The multi-layer system reveals important dynamics that a pure Elo system would miss. Consider the Makhachev versus Gaethje matchup. Makhachev's Elo advantage (1780 vs 1650) gives him a strong baseline probability. The style matchup layer further favors Makhachev: as a wrestler facing a pressure_fighter, the matchup matrix adds a positive adjustment. The physical attribute layer compounds this: Gaethje at 35.5 with four KO/TKO losses and 780 significant strikes absorbed has an elevated knockout vulnerability index, while Makhachev at 32.5 with zero KO losses is still near peak. The total adjustment from Elo-only to the full model adds approximately 4-7 percentage points to Makhachev's probability.

In contrast, the Makhachev versus Tsarukyan matchup shows how physical attributes can narrow a gap. Tsarukyan is younger (27.5 versus 32.5), with zero KO losses and fewer absorbed strikes. The age and durability advantages partially offset Makhachev's Elo edge, making the full model closer than the pure rating difference suggests.

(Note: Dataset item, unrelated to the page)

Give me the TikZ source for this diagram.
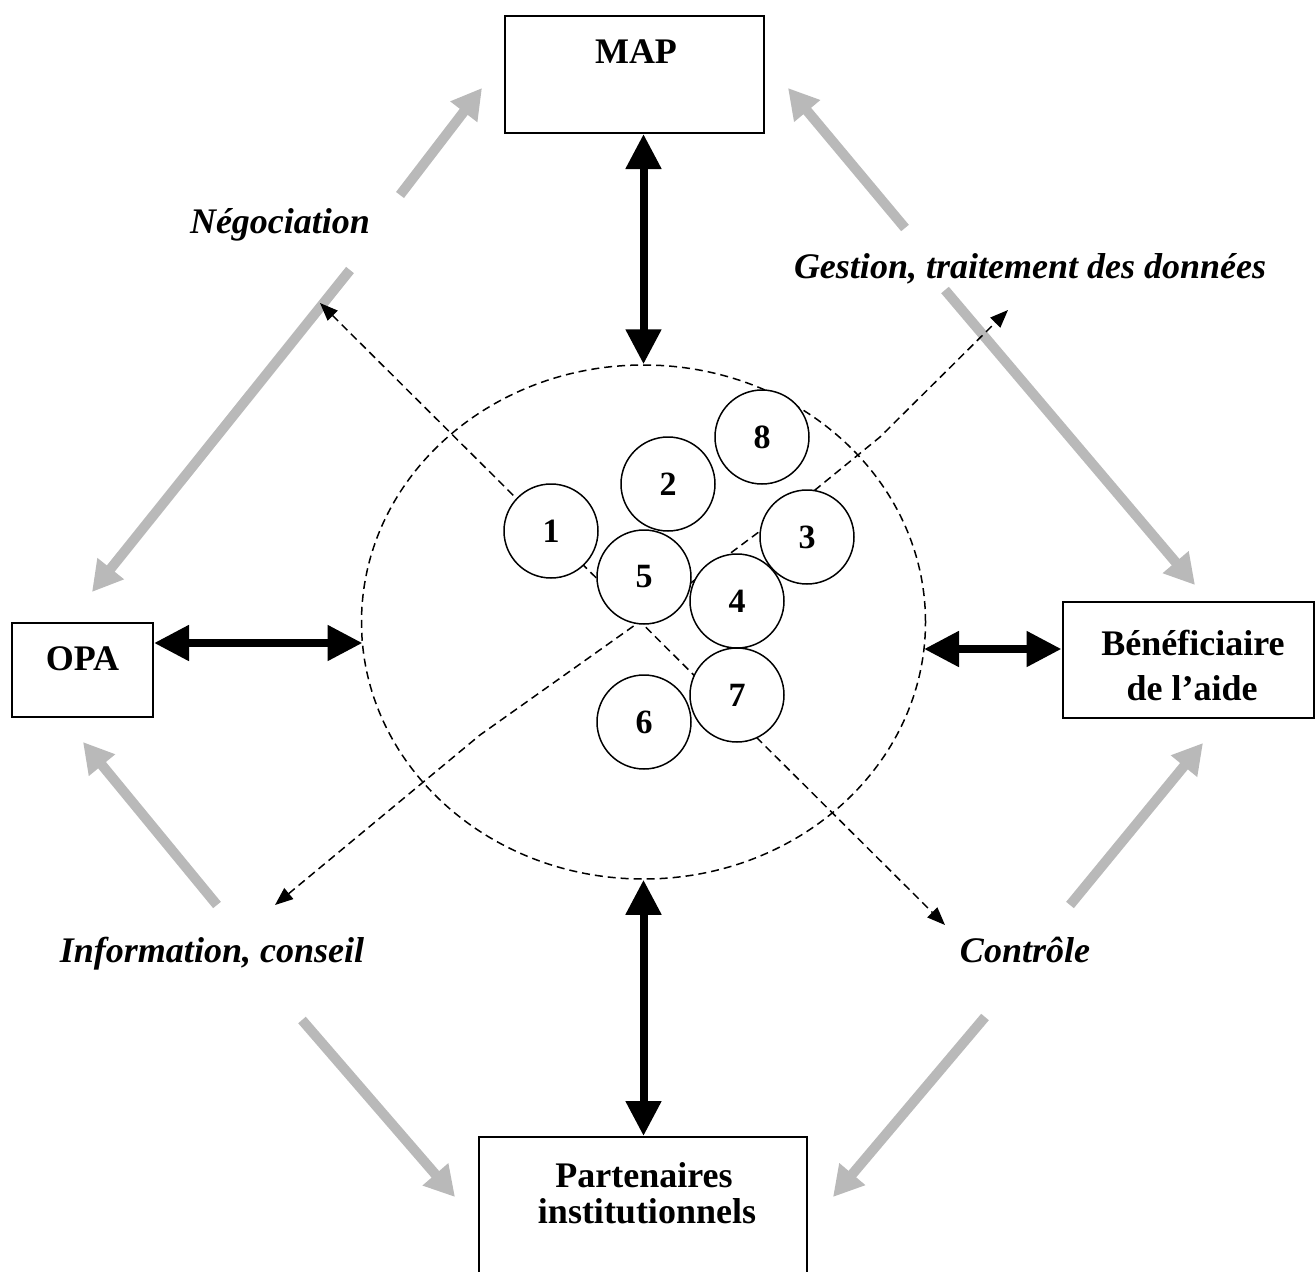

Practical Betting Application

The component contribution analysis is directly useful for betting. When the market price aligns with the Elo-only prediction, but the full model differs significantly, the style and physical adjustments represent exploitable information. The most common pattern is that aging former champions retain market respect beyond what their current physical condition warrants. A fighter with three recent KO losses trading at implied probabilities that reflect their peak-era Elo is a systematic value opportunity that this framework identifies.

Limitations

The matchup matrix values in this case study are illustrative. In production, they should be estimated from a large database of classified fights (ideally 50+ per style pairing). The physical attribute coefficients are drawn from published research estimates but should be calibrated against a specific dataset. The style classification is heuristic and would benefit from clustering algorithms applied to high-dimensional fight statistics. Despite these limitations, the multi-layer architecture provides a rigorous framework for combining fundamentally different types of information into a single prediction.